2. You are given the differential equation \[\frac{\mathrm{d}^2 y}{\mathrm{d}x^2} + 2\left|\frac{\mathrm{d}y}{\mathrm{d}x}\right| + y = 0\] where \(y = 0\) and \(\dfrac{\mathrm{d}y}{\mathrm{d}x} = 1\) when \(x = 0\). Let \[y = \begin{cases} \mathrm{g}_1(x) & x \leqslant 1 \\ \mathrm{g}_2(x) & x \geqslant 1 \end{cases}\] be a solution of the differential equation which is continuously differentiable at \(x = 1\). Write down an expression for \(\mathrm{g}_1(x)\) and find an expression for \(\mathrm{g}_2(x)\).
3. State the geometrical relationship between the curves \(y = \mathrm{g}_1(x)\) and \(y = \mathrm{g}_2(x)\).
4. Prove that if \(y = \mathrm{k}(x)\) is a solution of the differential equation \[\frac{\mathrm{d}^2 y}{\mathrm{d}x^2} + p\frac{\mathrm{d}y}{\mathrm{d}x} + qy = 0\] in the interval \(r \leqslant x \leqslant s\), where \(p\) and \(q\) are constants, then, in a suitable interval which you should state, \(y = \mathrm{k}(c - x)\) satisfies the differential equation \[\frac{\mathrm{d}^2 y}{\mathrm{d}x^2} - p\frac{\mathrm{d}y}{\mathrm{d}x} + qy = 0\,.\]
5. You are given the differential equation \[\frac{\mathrm{d}^2 y}{\mathrm{d}x^2} + 2\left|\frac{\mathrm{d}y}{\mathrm{d}x}\right| + 2y = 0\] where \(y = 0\) and \(\dfrac{\mathrm{d}y}{\mathrm{d}x} = 1\) when \(x = 0\). Let \(\mathrm{h}(x) = \mathrm{e}^{-x}\sin x\). Show that \(\mathrm{h}'\!\left(\frac{1}{4}\pi\right) = 0\). It is given that \(y = \mathrm{h}(x)\) satisfies the differential equation in the interval \(-\frac{3}{4}\pi \leqslant x \leqslant \frac{1}{4}\pi\) and that \(\mathrm{h}'(x) \geqslant 0\) in this interval. In a solution to the differential equation which is continuously differentiable at \((n + \frac{1}{4})\pi\) for all \(n \in \mathbb{Z}\), find \(y\) in terms of \(x\) in the intervals
   1. \(\frac{1}{4}\pi \leqslant x \leqslant \frac{5}{4}\pi\),
   2. \(\frac{5}{4}\pi \leqslant x \leqslant \frac{9}{4}\pi\).

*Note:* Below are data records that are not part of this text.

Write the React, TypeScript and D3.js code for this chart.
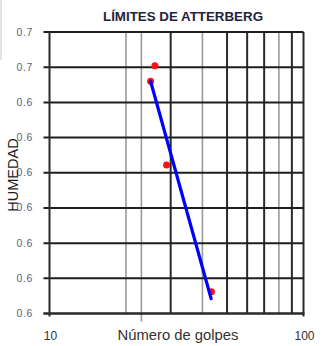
import React from "react";
import * as d3 from "d3";

const title = "LÍMITES DE ATTERBERG";
const xTitle = "Número de golpes";
const yTitle = "HUMEDAD";

// measured points (blows, moisture)
const golpes = [26.0, 25.0, 28.9, 43.4];
const humedad = [0.6532, 0.651, 0.6391, 0.6211];

// trend line end points
const trendX = [25.0, 43.3];
const trendY = [0.651, 0.6201];

// axes
const xDomain = [10, 100];
const xGrid = [20, 23, 30, 40, 50, 60, 70, 80, 90, 100];
const xLightGrid = [20, 23, 40, 80];
const xLabels = [10, 100];
const refGolpes = 23;
const yDomain = [0.618, 0.658];
const yTicks = [0.658, 0.653, 0.648, 0.643, 0.638, 0.633, 0.628, 0.623, 0.618];

const W = 329;
const H = 346;
const L = 49.5;
const R = 303.5;
const T = 32;
const B = 313.5;

export default function App() {
  const x = d3.scaleLog().domain(xDomain).range([L, R]);
  const y = d3.scaleLinear().domain(yDomain).range([B, T]);
  const fmt = d3.format(".1f");
  const line = d3
    .line<number>()
    .x((d, i) => x(trendX[i]))
    .y((d, i) => y(trendY[i]));

  return (
    <svg
      width={W}
      height={H}
      style={{ position: "absolute", left: 0, top: 0, background: "#fff" }}
      fontFamily="Liberation Sans, Arial, sans-serif"
    >
      <line x1={1} x2={1} y1={0} y2={60} stroke="#c8c8c8" strokeWidth={1} />
      <text
        x={183}
        y={21}
        textAnchor="middle"
        fontSize={12.5}
        fontWeight="bold"
        fill="#23233a"
        textLength={160}
        lengthAdjust="spacingAndGlyphs"
      >
        {title}
      </text>

      {/* vertical grid */}
      {xGrid.map((v) => {
        const light = xLightGrid.includes(v);
        return (
          <line
            key={"vx" + v}
            x1={x(v)}
            x2={x(v)}
            y1={T}
            y2={B}
            stroke={light ? "#9a9a9a" : "#2a2a2a"}
            strokeWidth={light ? 1.6 : 2}
          />
        );
      })}
      {/* reference tick below axis */}
      <line x1={x(refGolpes)} x2={x(refGolpes)} y1={B} y2={B + 8} stroke="#9a9a9a" strokeWidth={1.6} />

      {/* horizontal grid */}
      {yTicks.map((v) => (
        <line key={"hy" + v} x1={L - 6} x2={R} y1={y(v)} y2={y(v)} stroke="#1e1e1e" strokeWidth={2} />
      ))}
      {yTicks.map((v, i) => (
        <text
          key={"ly" + i}
          x={33}
          y={y(v) + 3.5}
          textAnchor="end"
          fontSize={10.5}
          fill="#5a6478"
          letterSpacing={0.6}
        >
          {fmt(v)}
        </text>
      ))}

      {/* axes */}
      <line x1={L} x2={L} y1={T} y2={B + 3} stroke="#2a2a2a" strokeWidth={2} />
      <line x1={L - 6} x2={R + 1} y1={B} y2={B} stroke="#2a2a2a" strokeWidth={2} />
      <line x1={R} x2={R} y1={B} y2={B + 3} stroke="#2a2a2a" strokeWidth={2} />

      {xLabels.map((v) => (
        <text key={"lx" + v} x={x(v) + 1} y={340} textAnchor="middle" fontSize={12} fill="#333">
          {v}
        </text>
      ))}
      <text x={178} y={340} textAnchor="middle" fontSize={14} fill="#333" textLength={121} lengthAdjust="spacingAndGlyphs">
        {xTitle}
      </text>
      <text
        transform="translate(18,175) rotate(-90)"
        textAnchor="middle"
        fontSize={14.5}
        fill="#1e1e1e"
      >
        {yTitle}
      </text>

      {/* points */}
      {golpes.map((g, i) => (
        <circle key={"p" + i} cx={x(g)} cy={y(humedad[i])} r={3.5} fill="#ff1010" />
      ))}
      {/* trend line */}
      <path d={line(trendX) || ""} fill="none" stroke="#0000ff" strokeWidth={3.2} strokeLinecap="round" />
    </svg>
  );
}
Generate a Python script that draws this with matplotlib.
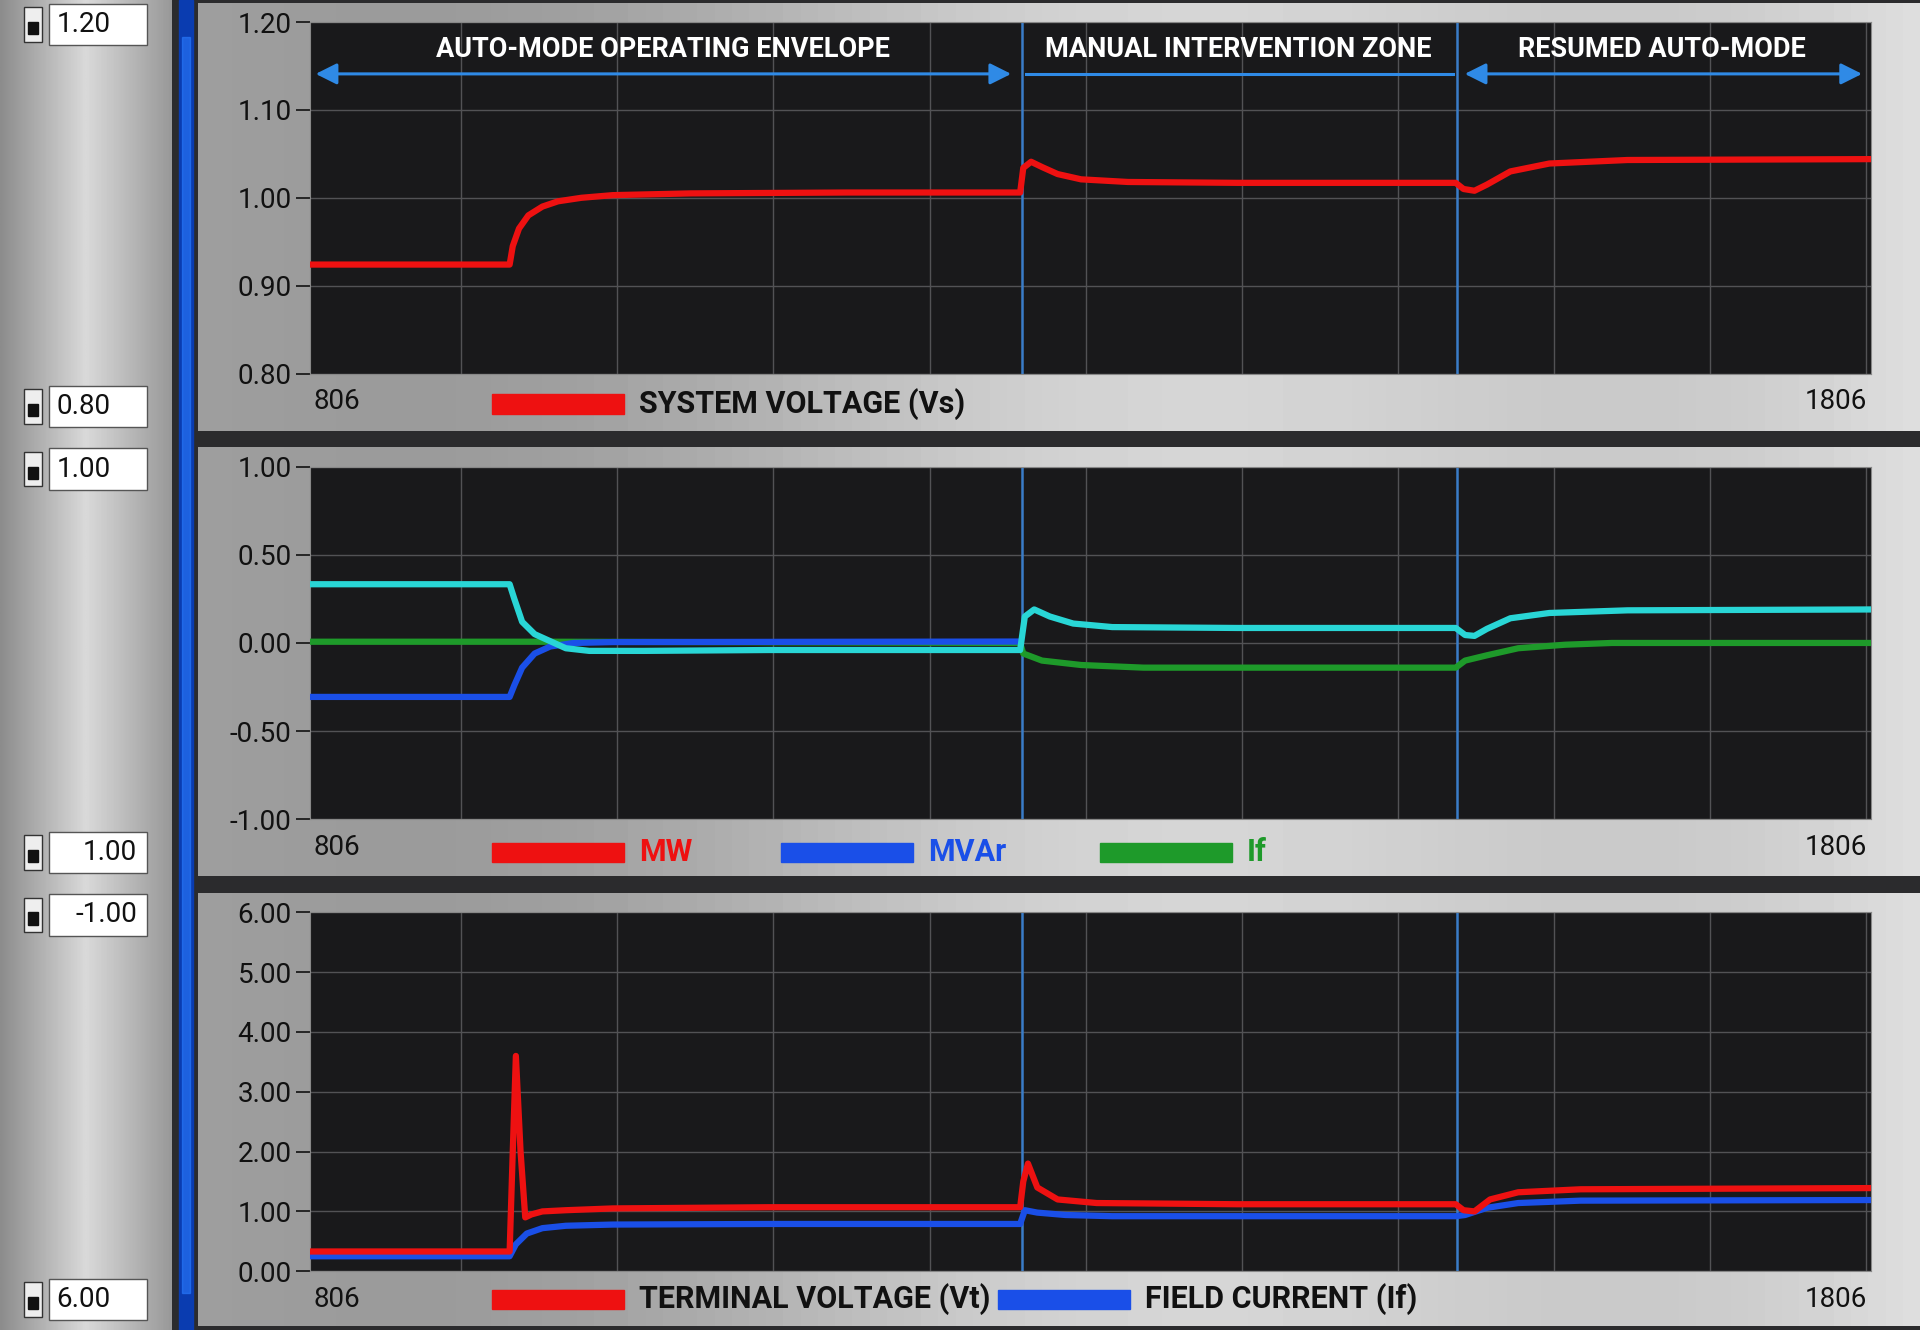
import numpy as np
import matplotlib.pyplot as plt
from matplotlib.patches import Rectangle

W, H = 1568, 1086   # reference pixel frame used for layout

# ── Data ──────────────────────────────────────────────────────────────────────
X_MIN, X_MAX = 806, 1806
MODE_SWITCH = [1262, 1541]

vs_x = [806, 934, 936, 940, 946, 955, 965, 980, 1000, 1050, 1150, 1261, 1263, 1268, 1275, 1285, 1300, 1330, 1400, 1540, 1545, 1552, 1560, 1575, 1600, 1650, 1806]
vs_y = [0.924, 0.924, 0.945, 0.965, 0.980, 0.990, 0.996, 1.000, 1.003, 1.005, 1.006, 1.006, 1.034, 1.041, 1.035, 1.027, 1.021, 1.018, 1.017, 1.017, 1.010, 1.008, 1.015, 1.030, 1.039, 1.043, 1.044]

cyan_x = [806, 934, 937, 942, 950, 960, 970, 985, 1020, 1100, 1261, 1264, 1270, 1280, 1295, 1320, 1400, 1540, 1546, 1552, 1560, 1575, 1600, 1650, 1806]
cyan_y = [0.333, 0.333, 0.25, 0.12, 0.05, 0.01, -0.03, -0.045, -0.045, -0.04, -0.04, 0.15, 0.19, 0.15, 0.11, 0.09, 0.085, 0.085, 0.045, 0.04, 0.08, 0.14, 0.17, 0.185, 0.19]

mvar_x = [806, 934, 937, 942, 950, 960, 975, 1000, 1261]
mvar_y = [-0.306, -0.306, -0.24, -0.14, -0.06, -0.02, 0.0, 0.005, 0.008]

if_x = [806, 960, 1261, 1263, 1275, 1300, 1340, 1540, 1546, 1560, 1580, 1610, 1640, 1806]
if_y = [0.007, 0.007, 0.0, -0.06, -0.10, -0.125, -0.14, -0.14, -0.10, -0.07, -0.03, -0.01, 0.0, 0.0]

vt_x = [806, 934, 936, 938, 941, 944, 948, 955, 970, 1000, 1100, 1261, 1263, 1266, 1272, 1285, 1310, 1400, 1540, 1545, 1552, 1562, 1580, 1620, 1806]
vt_y = [0.33, 0.33, 2.0, 3.6, 2.0, 0.9, 0.95, 1.0, 1.02, 1.05, 1.07, 1.07, 1.5, 1.8, 1.4, 1.2, 1.14, 1.12, 1.12, 1.02, 1.0, 1.2, 1.32, 1.37, 1.39]

fc_x = [806, 934, 938, 945, 955, 970, 1000, 1100, 1261, 1264, 1272, 1290, 1320, 1540, 1546, 1560, 1580, 1620, 1806]
fc_y = [0.25, 0.25, 0.45, 0.63, 0.72, 0.76, 0.78, 0.79, 0.79, 1.02, 0.98, 0.94, 0.92, 0.92, 0.94, 1.06, 1.14, 1.18, 1.19]

SIDE_VALUES = [(20, "1.20"), (332, "0.80"), (383, "1.00"), (696, "1.00"), (747, "-1.00"), (1061, "6.00")]

RED, BLUE, GREEN, CYAN = "#ee1111", "#1a4fe8", "#1e9a2a", "#29d6d6"
ARROW = "#2f8ae6"
FONT = ["Roboto", "DejaVu Sans"]
plt.rcParams["font.family"] = FONT

fig = plt.figure(figsize=(19.2, 13.3), dpi=100)


def fb(x0, y0, x1, y1):
    """ref-pixel box -> figure fraction rect"""
    return [x0 / W, 1 - y1 / H, (x1 - x0) / W, (y1 - y0) / H]


# ── Background / frames ───────────────────────────────────────────────────────
bg = fig.add_axes([0, 0, 1, 1])
bg.set_xlim(0, W); bg.set_ylim(H, 0); bg.axis("off")
bg.add_patch(Rectangle((0, 0), W, H, color="#2b2b2d", zorder=0))

grad = np.tile(np.concatenate([np.linspace(0.55, 0.85, 50), np.linspace(0.85, 0.6, 50)]), (10, 1))
bg.imshow(grad, cmap="gray", vmin=0, vmax=1, extent=[0, 140, H, 0], aspect="auto", zorder=1)
bg.add_patch(Rectangle((146, 0), 12, H, color="#0a3cb0", zorder=2))
bg.add_patch(Rectangle((149, 30), 6, H - 60, color="#2a7bff", alpha=0.6, zorder=2))

for y0, y1 in [(3, 352), (365, 715), (730, 1083)]:
    fgrad = np.tile(np.linspace(0.62, 0.9, 100) * (1 - 0.08 * np.sin(np.linspace(0, 9, 100))), (10, 1))
    bg.imshow(fgrad, cmap="gray", vmin=0, vmax=1, extent=[162, W, y1, y0], aspect="auto", zorder=1)

for y, txt in SIDE_VALUES:
    bg.add_patch(Rectangle((40, y - 17), 80, 34, facecolor="white", edgecolor="#555", lw=1, zorder=3))
    bg.add_patch(Rectangle((20, y - 14), 14, 28, facecolor="#eee", edgecolor="#333", lw=1, zorder=3))
    bg.add_patch(Rectangle((23, y - 2), 8, 10, color="#111", zorder=4))
    right = txt.startswith("-") or y == 696
    bg.text(112 if right else 46, y, txt, ha="right" if right else "left",
            va="center", fontsize=20, color="#111", zorder=5)


# ── Plot panels ───────────────────────────────────────────────────────────────
def panel(y0, y1, ylim, ticks):
    ax = fig.add_axes(fb(253, y0, 1528, y1))
    ax.set_facecolor("#19191b")
    ax.set_xlim(X_MIN, X_MAX)
    ax.set_ylim(*ylim)
    ax.set_yticks(ticks)
    ax.set_yticklabels([f"{t:.2f}" for t in ticks])
    ax.set_xticks(np.arange(903, X_MAX, 100))
    ax.tick_params(axis="x", length=0, labelbottom=False)
    ax.tick_params(axis="y", length=10, width=1.2, colors="#111", labelsize=20,
                   direction="out", pad=3)
    ax.grid(True, color="#525255", lw=1)
    ax.set_axisbelow(True)
    for s in ax.spines.values():
        s.set_color("#888")
    for xv in MODE_SWITCH:
        ax.axvline(xv, color="#3a7cc8", lw=1.8, zorder=2)
    return ax


LW = 4.5
ax1 = panel(18, 305, (0.80, 1.20), np.arange(0.8, 1.21, 0.1))
ax1.plot(vs_x, vs_y, color=RED, lw=LW, zorder=3)

ax2 = panel(381, 669, (-1.0, 1.0), np.arange(-1.0, 1.01, 0.5))
ax2.plot(if_x, if_y, color=GREEN, lw=LW, zorder=3)
ax2.plot(mvar_x, mvar_y, color=BLUE, lw=LW, zorder=4)
ax2.plot(cyan_x, cyan_y, color=CYAN, lw=LW, zorder=5)

ax3 = panel(745, 1038, (0.0, 6.0), np.arange(0, 6.1, 1.0))
ax3.plot(fc_x, fc_y, color=BLUE, lw=LW, zorder=3)
ax3.plot(vt_x, vt_y, color=RED, lw=LW, zorder=4)

# zone annotations
ya, yt = 1.141, 1.169
arrow_kw = dict(arrowstyle="<|-|>", color=ARROW, lw=2.2, mutation_scale=32)
ax1.annotate("", xy=(808, ya), xytext=(1257, ya), arrowprops=arrow_kw)
ax1.plot([1265, 1538], [ya, ya], color=ARROW, lw=2.2)
ax1.annotate("", xy=(1544, ya), xytext=(1802, ya), arrowprops=arrow_kw)
for xc, txt in [(1032, "AUTO-MODE OPERATING ENVELOPE"), (1401, "MANUAL INTERVENTION ZONE"),
                (1672, "RESUMED AUTO-MODE")]:
    ax1.text(xc, yt, txt, ha="center", va="center", color="white", fontsize=19.5,
             fontweight="bold")

# x extent labels + legends in the frame strips
for y in [328, 692, 1061]:
    bg.text(256, y, "806", ha="left", va="center", fontsize=20, color="#111", zorder=5)
    bg.text(1525, y, "1806", ha="right", va="center", fontsize=20, color="#111", zorder=5)


def legend_item(x, y, color, label, tcolor="#111"):
    bg.add_patch(Rectangle((x, y - 8), 108, 16, color=color, zorder=5))
    bg.text(x + 120, y, label, ha="left", va="center", fontsize=22, color=tcolor,
            fontweight="bold", zorder=5)


legend_item(402, 330, RED, "SYSTEM VOLTAGE (Vs)")
legend_item(402, 696, RED, "MW", RED)
legend_item(638, 696, BLUE, "MVAr", BLUE)
legend_item(898, 696, GREEN, "If", GREEN)
legend_item(402, 1061, RED, "TERMINAL VOLTAGE (Vt)")
legend_item(815, 1061, BLUE, "FIELD CURRENT (If)")

fig.savefig("out.png", dpi=100)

Given that \(a\) is constant, differentiate the following expressions with respect to \(x\):

1. \(x^{a}\);
2. \(a^{x}\);
3. \(x^{x}\);
4. \(x^{(x^{x})}\);
5. \((x^{x})^{x}.\)

Given that \[ \frac{\mathrm{d}x}{\mathrm{d}t}=4(x-y)\qquad\mbox{ and }\qquad\frac{\mathrm{d}y}{\mathrm{d}t}=x-12(\mathrm{e}^{2t}+\mathrm{e}^{-2t}), \] obtain a differential equation for \(x\) which does not contain \(y\). Hence, or otherwise, find \(x\) and \(y\) in terms of \(t\) given that \(x=y=0\) when \(t=0\).